The short form of this option is -c
.
--group-symbol
Defines the character the HTML document uses to group digits in numbers (for example the ,
in 1,000,000
).
$ htmltab --group-symbol , <<< '<table><tr><td>1,000,000</td></tr></table>'
1000000
By default ,
is used as the grouping character. If you need to use a full stop as a grouping character, pass --group-symbol .
.
The short form of this option is -g
.
--decimal-symbol
Defines the character the HTML document uses as the decimal separator (for example the .
in 1000.00
).
$ htmltab --decimal-symbol , <<< '<table><tr><td>1000000,00</td></tr></table>'
100000000
By default .
is used as the decimal separator. If you need to use a comma as a decimal separator, pass --decimal-symbol ,
.
The short form of this option is -d
.
--currency-symbol
Defines the character to remove when converting number-like strings. You can pass the option multiple times if you have more than one currency symbol.
$ htmltab --currency-symbol ₹ <<< '<table><tr><td>10₹</td></tr></table>'
10
By default $
, ¥
, £
, and €
considered to be currency symbols.
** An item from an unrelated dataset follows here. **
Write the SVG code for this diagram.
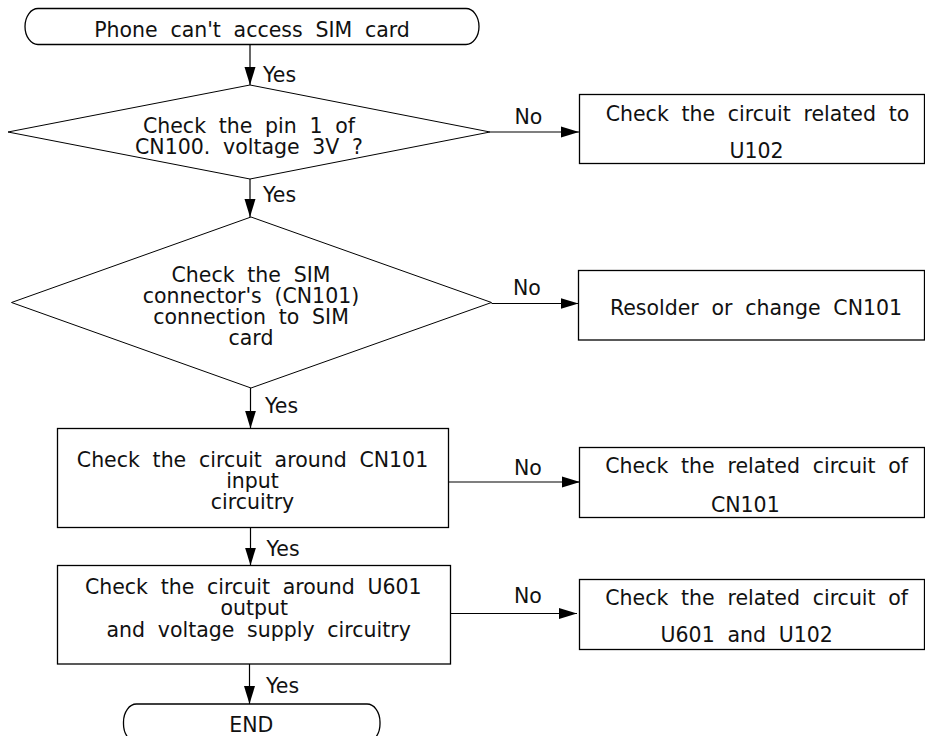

These are not used if you pass your own currency symbols (unless you include them explicitly).
The short form of this option is -u
.
--null-value
Allows you to define a case-sensitive value to convert to an empty cell in the CSV output. You can pass the option multiple times if you have more than one null value.
htmltab data.html --null-value None --null-value NO
By default, NA
, N/A
, .
, and -
are considered null values. These are not used if you pass your own null value (unless you include them explicitly).
The short form of this option is -n
.
--version
Show the version of HTMLTab you have installed, and exit.
--help
Show a usage message — essentially a short version of this page — and exit.